Please return nothing but the lines between the line holding "Clone this diagram in TikZ." and the line holding "minimum height=55pt] (yht)", both ends included, without the pictures.

== RECORDED DATA

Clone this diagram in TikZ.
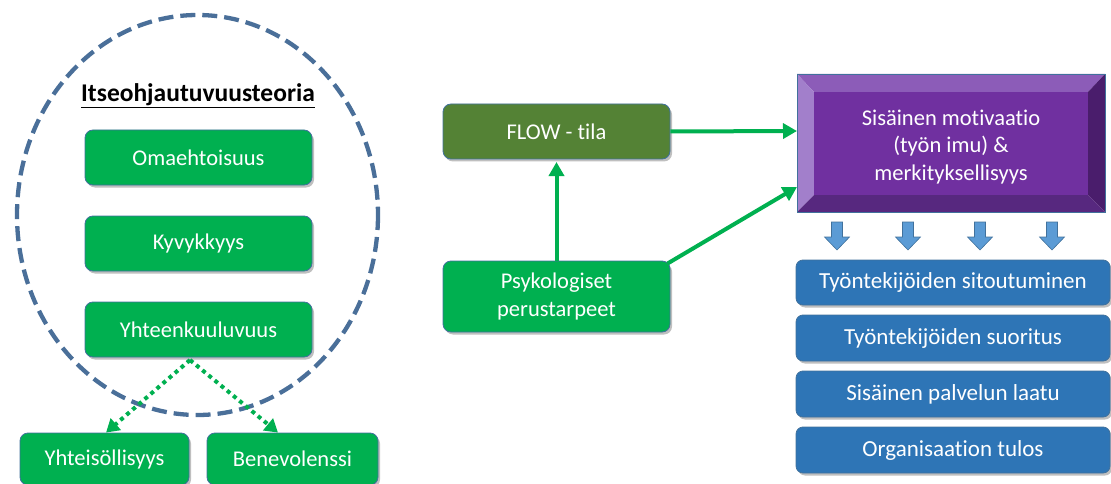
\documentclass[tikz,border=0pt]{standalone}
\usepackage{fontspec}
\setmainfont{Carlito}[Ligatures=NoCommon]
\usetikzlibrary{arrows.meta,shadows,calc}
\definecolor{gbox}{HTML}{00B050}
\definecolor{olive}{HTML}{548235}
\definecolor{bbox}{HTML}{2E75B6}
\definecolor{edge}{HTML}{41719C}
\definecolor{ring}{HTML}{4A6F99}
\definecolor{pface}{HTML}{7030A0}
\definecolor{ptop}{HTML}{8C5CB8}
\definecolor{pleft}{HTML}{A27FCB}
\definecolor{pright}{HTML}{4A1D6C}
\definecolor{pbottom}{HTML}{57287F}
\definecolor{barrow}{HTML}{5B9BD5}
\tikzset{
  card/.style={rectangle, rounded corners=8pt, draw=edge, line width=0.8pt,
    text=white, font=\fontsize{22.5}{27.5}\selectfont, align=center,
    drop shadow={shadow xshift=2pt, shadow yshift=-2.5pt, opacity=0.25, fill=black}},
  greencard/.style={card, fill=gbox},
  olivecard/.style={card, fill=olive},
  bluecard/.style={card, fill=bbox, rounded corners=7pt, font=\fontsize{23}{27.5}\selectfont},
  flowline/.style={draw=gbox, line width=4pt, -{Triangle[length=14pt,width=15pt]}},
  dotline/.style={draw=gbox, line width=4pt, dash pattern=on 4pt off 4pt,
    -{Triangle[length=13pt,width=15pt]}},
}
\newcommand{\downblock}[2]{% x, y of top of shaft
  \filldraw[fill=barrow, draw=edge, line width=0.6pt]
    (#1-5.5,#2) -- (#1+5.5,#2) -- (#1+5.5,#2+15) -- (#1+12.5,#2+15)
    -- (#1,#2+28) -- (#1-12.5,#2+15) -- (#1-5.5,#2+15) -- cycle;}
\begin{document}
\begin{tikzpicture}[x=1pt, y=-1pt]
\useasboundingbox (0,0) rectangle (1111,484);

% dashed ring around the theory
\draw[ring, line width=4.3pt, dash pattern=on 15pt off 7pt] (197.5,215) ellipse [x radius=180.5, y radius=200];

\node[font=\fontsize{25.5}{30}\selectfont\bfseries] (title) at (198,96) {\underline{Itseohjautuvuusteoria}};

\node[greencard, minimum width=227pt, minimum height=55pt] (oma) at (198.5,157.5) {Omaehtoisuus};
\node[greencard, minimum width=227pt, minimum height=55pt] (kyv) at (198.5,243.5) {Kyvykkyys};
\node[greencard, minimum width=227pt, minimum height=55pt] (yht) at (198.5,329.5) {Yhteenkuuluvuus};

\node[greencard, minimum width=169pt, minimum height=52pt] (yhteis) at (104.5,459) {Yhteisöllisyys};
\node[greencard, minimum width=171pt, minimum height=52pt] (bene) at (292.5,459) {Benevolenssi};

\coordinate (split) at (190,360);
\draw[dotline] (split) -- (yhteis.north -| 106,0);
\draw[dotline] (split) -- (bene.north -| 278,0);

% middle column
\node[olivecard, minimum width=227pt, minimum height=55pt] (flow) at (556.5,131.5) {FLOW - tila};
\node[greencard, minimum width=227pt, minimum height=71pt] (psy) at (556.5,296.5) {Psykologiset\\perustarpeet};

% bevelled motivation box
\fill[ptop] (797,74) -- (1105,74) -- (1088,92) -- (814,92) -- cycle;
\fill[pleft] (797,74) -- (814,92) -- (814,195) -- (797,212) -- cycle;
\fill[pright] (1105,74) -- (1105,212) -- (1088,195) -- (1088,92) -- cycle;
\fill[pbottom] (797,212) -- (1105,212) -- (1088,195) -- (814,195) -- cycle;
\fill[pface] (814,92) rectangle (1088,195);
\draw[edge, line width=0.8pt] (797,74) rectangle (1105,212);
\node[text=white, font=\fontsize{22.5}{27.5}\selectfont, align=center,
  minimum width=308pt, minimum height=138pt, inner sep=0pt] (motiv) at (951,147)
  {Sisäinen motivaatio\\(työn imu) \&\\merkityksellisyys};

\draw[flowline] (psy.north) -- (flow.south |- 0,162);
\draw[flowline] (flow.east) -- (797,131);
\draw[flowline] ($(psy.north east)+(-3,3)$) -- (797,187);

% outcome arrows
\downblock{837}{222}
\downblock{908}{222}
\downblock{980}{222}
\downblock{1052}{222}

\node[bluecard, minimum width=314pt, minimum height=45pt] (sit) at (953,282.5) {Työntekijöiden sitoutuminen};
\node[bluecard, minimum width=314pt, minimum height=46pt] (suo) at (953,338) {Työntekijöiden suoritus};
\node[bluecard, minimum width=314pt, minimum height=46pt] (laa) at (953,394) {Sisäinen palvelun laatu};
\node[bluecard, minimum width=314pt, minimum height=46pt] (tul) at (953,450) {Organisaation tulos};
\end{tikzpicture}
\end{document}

====
== RECORDED DATA

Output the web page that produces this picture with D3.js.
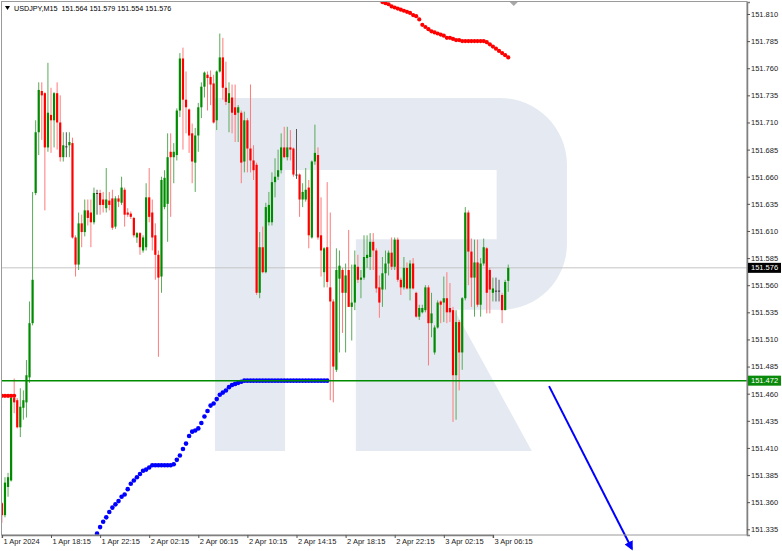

====

◆ CORRECT RESPONSE:
Clone this diagram in TikZ.
\documentclass[tikz,border=0pt]{standalone}
\usepackage{fontspec}
\setmainfont{Carlito}[Ligatures=NoCommon]
\usetikzlibrary{arrows.meta,shadows,calc}
\definecolor{gbox}{HTML}{00B050}
\definecolor{olive}{HTML}{548235}
\definecolor{bbox}{HTML}{2E75B6}
\definecolor{edge}{HTML}{41719C}
\definecolor{ring}{HTML}{4A6F99}
\definecolor{pface}{HTML}{7030A0}
\definecolor{ptop}{HTML}{8C5CB8}
\definecolor{pleft}{HTML}{A27FCB}
\definecolor{pright}{HTML}{4A1D6C}
\definecolor{pbottom}{HTML}{57287F}
\definecolor{barrow}{HTML}{5B9BD5}
\tikzset{
  card/.style={rectangle, rounded corners=8pt, draw=edge, line width=0.8pt,
    text=white, font=\fontsize{22.5}{27.5}\selectfont, align=center,
    drop shadow={shadow xshift=2pt, shadow yshift=-2.5pt, opacity=0.25, fill=black}},
  greencard/.style={card, fill=gbox},
  olivecard/.style={card, fill=olive},
  bluecard/.style={card, fill=bbox, rounded corners=7pt, font=\fontsize{23}{27.5}\selectfont},
  flowline/.style={draw=gbox, line width=4pt, -{Triangle[length=14pt,width=15pt]}},
  dotline/.style={draw=gbox, line width=4pt, dash pattern=on 4pt off 4pt,
    -{Triangle[length=13pt,width=15pt]}},
}
\newcommand{\downblock}[2]{% x, y of top of shaft
  \filldraw[fill=barrow, draw=edge, line width=0.6pt]
    (#1-5.5,#2) -- (#1+5.5,#2) -- (#1+5.5,#2+15) -- (#1+12.5,#2+15)
    -- (#1,#2+28) -- (#1-12.5,#2+15) -- (#1-5.5,#2+15) -- cycle;}
\begin{document}
\begin{tikzpicture}[x=1pt, y=-1pt]
\useasboundingbox (0,0) rectangle (1111,484);

% dashed ring around the theory
\draw[ring, line width=4.3pt, dash pattern=on 15pt off 7pt] (197.5,215) ellipse [x radius=180.5, y radius=200];

\node[font=\fontsize{25.5}{30}\selectfont\bfseries] (title) at (198,96) {\underline{Itseohjautuvuusteoria}};

\node[greencard, minimum width=227pt, minimum height=55pt] (oma) at (198.5,157.5) {Omaehtoisuus};
\node[greencard, minimum width=227pt, minimum height=55pt] (kyv) at (198.5,243.5) {Kyvykkyys};
\node[greencard, minimum width=227pt, minimum height=55pt] (yht) at (198.5,329.5) {Yhteenkuuluvuus};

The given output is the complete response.